Importance of tunneling in H-abstraction reactions by OH radicals

Abstract

We present a combined experimental and theoretical study focussing on the quantum tunneling of atoms in the reaction between CH4 and OH. The importance of this reaction pathway is derived by investigating isotope substituted analogs. Quantitative reaction rates needed for astrochemical models at low temperature are currently unavailable both in the solid state and in the gas phase.
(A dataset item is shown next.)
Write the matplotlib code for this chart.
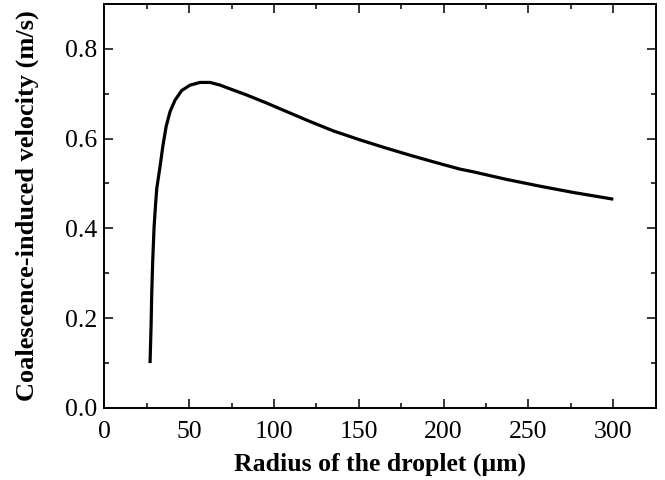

Here, we study tunneling effects upon hydrogen abstraction in CH4 + OH by focusing on two reactions: CH4 + OD -> CH3 + HDO and CD4 + OH -> CD3 + HDO. The experimental study shows that the solid-state reaction rate R(CH4 + OD) is higher than R(CD4 + OH) at 15 K. Experimental results are accompanied by calculations of the corresponding unimolecular and bimolecular reaction rate constants using instanton theory taking into account surface effects. From the work presented here, the unimolecular reactions are particularly interesting as these provide insight into reactions following a Langmuir-Hinshelwood process. The resulting ratio of the rate constants shows that the H abstraction (k(CH4 + OD)) is approximately ten times faster than D-abstraction (k(CD4 + OH)) at 65 K. We conclude that tunneling is involved at low temperatures in the abstraction reactions studied here. The unimolecular rate constants can be used by the modeling community as a first approach to describe OH-mediated abstraction reactions in the solid phase. For this reason we provide fits of our calculated rate constants that allow the inclusion of these reactions in models in a straightforward fashion.